Exercise prompt:
Leave the pictures out. Return all other data exactly.

Data:
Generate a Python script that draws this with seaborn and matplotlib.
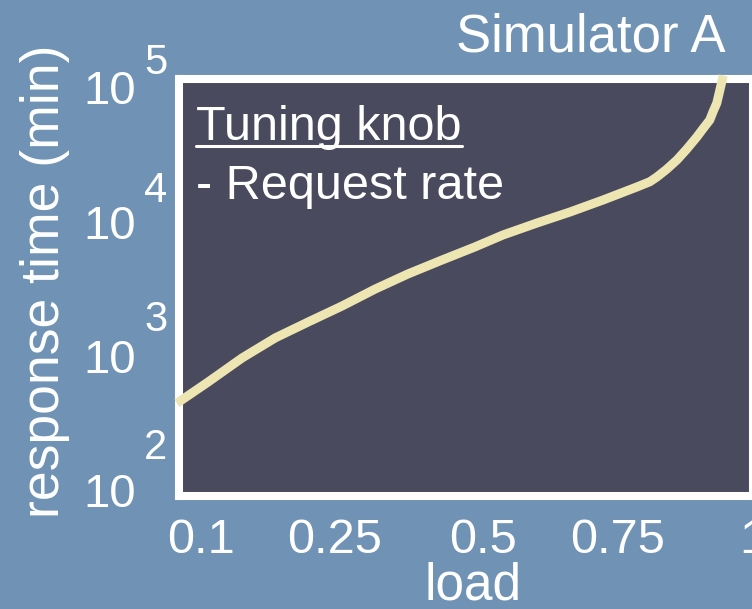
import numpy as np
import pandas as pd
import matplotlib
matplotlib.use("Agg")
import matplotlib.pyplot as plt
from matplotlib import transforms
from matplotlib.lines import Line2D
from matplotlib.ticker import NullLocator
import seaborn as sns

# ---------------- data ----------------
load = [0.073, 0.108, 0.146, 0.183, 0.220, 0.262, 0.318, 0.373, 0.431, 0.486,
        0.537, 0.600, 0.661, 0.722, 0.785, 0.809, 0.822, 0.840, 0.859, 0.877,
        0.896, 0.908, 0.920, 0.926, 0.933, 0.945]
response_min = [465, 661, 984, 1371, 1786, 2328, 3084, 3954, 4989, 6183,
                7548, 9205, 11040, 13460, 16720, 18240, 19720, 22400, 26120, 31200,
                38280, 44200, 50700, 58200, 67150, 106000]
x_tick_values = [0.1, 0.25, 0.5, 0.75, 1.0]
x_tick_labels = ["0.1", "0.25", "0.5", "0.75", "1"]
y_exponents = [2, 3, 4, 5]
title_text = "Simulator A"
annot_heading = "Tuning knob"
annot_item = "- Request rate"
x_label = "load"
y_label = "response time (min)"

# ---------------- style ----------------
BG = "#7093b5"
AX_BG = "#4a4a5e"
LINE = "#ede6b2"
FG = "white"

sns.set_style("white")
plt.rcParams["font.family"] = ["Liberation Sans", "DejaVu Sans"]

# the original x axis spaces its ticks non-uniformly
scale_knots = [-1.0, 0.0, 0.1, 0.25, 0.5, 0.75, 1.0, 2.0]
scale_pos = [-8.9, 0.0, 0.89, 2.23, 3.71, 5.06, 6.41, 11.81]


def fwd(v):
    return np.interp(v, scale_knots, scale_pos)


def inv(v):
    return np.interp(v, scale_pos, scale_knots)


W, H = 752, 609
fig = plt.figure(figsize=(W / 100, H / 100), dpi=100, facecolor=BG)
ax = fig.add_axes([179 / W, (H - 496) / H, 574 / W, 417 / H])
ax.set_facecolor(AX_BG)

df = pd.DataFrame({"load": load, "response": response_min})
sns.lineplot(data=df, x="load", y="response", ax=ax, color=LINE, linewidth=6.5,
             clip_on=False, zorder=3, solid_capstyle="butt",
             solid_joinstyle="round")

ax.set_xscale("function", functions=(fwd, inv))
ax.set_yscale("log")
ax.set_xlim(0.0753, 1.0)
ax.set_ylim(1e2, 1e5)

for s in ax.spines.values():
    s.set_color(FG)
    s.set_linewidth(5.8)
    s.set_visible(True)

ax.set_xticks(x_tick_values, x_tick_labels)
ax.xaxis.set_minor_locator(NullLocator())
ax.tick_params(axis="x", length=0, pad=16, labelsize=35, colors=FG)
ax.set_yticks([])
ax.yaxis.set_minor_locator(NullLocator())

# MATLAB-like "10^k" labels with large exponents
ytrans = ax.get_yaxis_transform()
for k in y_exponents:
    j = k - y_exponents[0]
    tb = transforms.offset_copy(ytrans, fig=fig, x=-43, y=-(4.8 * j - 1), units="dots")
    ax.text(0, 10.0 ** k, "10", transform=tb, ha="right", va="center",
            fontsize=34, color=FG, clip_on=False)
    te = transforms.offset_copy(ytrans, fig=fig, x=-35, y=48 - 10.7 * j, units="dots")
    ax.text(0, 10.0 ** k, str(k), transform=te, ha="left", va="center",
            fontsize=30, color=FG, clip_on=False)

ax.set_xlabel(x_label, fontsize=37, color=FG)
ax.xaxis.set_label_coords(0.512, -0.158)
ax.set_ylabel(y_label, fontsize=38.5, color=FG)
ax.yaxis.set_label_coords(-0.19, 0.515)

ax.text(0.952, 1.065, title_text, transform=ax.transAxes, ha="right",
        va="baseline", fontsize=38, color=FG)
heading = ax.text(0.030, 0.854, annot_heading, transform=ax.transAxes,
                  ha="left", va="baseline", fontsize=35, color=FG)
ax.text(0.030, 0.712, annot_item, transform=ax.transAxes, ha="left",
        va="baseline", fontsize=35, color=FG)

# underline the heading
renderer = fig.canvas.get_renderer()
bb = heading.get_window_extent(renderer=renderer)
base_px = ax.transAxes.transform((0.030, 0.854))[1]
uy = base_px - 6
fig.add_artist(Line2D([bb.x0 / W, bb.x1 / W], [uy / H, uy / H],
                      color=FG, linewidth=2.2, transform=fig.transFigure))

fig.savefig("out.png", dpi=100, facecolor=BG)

Response below:
Generate a Python script that draws this with seaborn and matplotlib.
import numpy as np
import pandas as pd
import matplotlib
matplotlib.use("Agg")
import matplotlib.pyplot as plt
from matplotlib import transforms
from matplotlib.lines import Line2D
from matplotlib.ticker import NullLocator
import seaborn as sns

# ---------------- data ----------------
load = [0.073, 0.108, 0.146, 0.183, 0.220, 0.262, 0.318, 0.373, 0.431, 0.486,
        0.537, 0.600, 0.661, 0.722, 0.785, 0.809, 0.822, 0.840, 0.859, 0.877,
        0.896, 0.908, 0.920, 0.926, 0.933, 0.945]
response_min = [465, 661, 984, 1371, 1786, 2328, 3084, 3954, 4989, 6183,
                7548, 9205, 11040, 13460, 16720, 18240, 19720, 22400, 26120, 31200,
                38280, 44200, 50700, 58200, 67150, 106000]
x_tick_values = [0.1, 0.25, 0.5, 0.75, 1.0]
x_tick_labels = ["0.1", "0.25", "0.5", "0.75", "1"]
y_exponents = [2, 3, 4, 5]
title_text = "Simulator A"
annot_heading = "Tuning knob"
annot_item = "- Request rate"
x_label = "load"
y_label = "response time (min)"

# ---------------- style ----------------
BG = "#7093b5"
AX_BG = "#4a4a5e"
LINE = "#ede6b2"
FG = "white"

sns.set_style("white")
plt.rcParams["font.family"] = ["Liberation Sans", "DejaVu Sans"]

# the original x axis spaces its ticks non-uniformly
scale_knots = [-1.0, 0.0, 0.1, 0.25, 0.5, 0.75, 1.0, 2.0]
scale_pos = [-8.9, 0.0, 0.89, 2.23, 3.71, 5.06, 6.41, 11.81]


def fwd(v):
    return np.interp(v, scale_knots, scale_pos)


def inv(v):
    return np.interp(v, scale_pos, scale_knots)


W, H = 752, 609
fig = plt.figure(figsize=(W / 100, H / 100), dpi=100, facecolor=BG)
ax = fig.add_axes([179 / W, (H - 496) / H, 574 / W, 417 / H])
ax.set_facecolor(AX_BG)

df = pd.DataFrame({"load": load, "response": response_min})
sns.lineplot(data=df, x="load", y="response", ax=ax, color=LINE, linewidth=6.5,
             clip_on=False, zorder=3, solid_capstyle="butt",
             solid_joinstyle="round")

ax.set_xscale("function", functions=(fwd, inv))
ax.set_yscale("log")
ax.set_xlim(0.0753, 1.0)
ax.set_ylim(1e2, 1e5)

for s in ax.spines.values():
    s.set_color(FG)
    s.set_linewidth(5.8)
    s.set_visible(True)

ax.set_xticks(x_tick_values, x_tick_labels)
ax.xaxis.set_minor_locator(NullLocator())
ax.tick_params(axis="x", length=0, pad=16, labelsize=35, colors=FG)
ax.set_yticks([])
ax.yaxis.set_minor_locator(NullLocator())

# MATLAB-like "10^k" labels with large exponents
ytrans = ax.get_yaxis_transform()
for k in y_exponents:
    j = k - y_exponents[0]
    tb = transforms.offset_copy(ytrans, fig=fig, x=-43, y=-(4.8 * j - 1), units="dots")
    ax.text(0, 10.0 ** k, "10", transform=tb, ha="right", va="center",
            fontsize=34, color=FG, clip_on=False)
    te = transforms.offset_copy(ytrans, fig=fig, x=-35, y=48 - 10.7 * j, units="dots")
    ax.text(0, 10.0 ** k, str(k), transform=te, ha="left", va="center",
            fontsize=30, color=FG, clip_on=False)

ax.set_xlabel(x_label, fontsize=37, color=FG)
ax.xaxis.set_label_coords(0.512, -0.158)
ax.set_ylabel(y_label, fontsize=38.5, color=FG)
ax.yaxis.set_label_coords(-0.19, 0.515)

ax.text(0.952, 1.065, title_text, transform=ax.transAxes, ha="right",
        va="baseline", fontsize=38, color=FG)
heading = ax.text(0.030, 0.854, annot_heading, transform=ax.transAxes,
                  ha="left", va="baseline", fontsize=35, color=FG)
ax.text(0.030, 0.712, annot_item, transform=ax.transAxes, ha="left",
        va="baseline", fontsize=35, color=FG)

# underline the heading
renderer = fig.canvas.get_renderer()
bb = heading.get_window_extent(renderer=renderer)
base_px = ax.transAxes.transform((0.030, 0.854))[1]
uy = base_px - 6
fig.add_artist(Line2D([bb.x0 / W, bb.x1 / W], [uy / H, uy / H],
                      color=FG, linewidth=2.2, transform=fig.transFigure))

fig.savefig("out.png", dpi=100, facecolor=BG)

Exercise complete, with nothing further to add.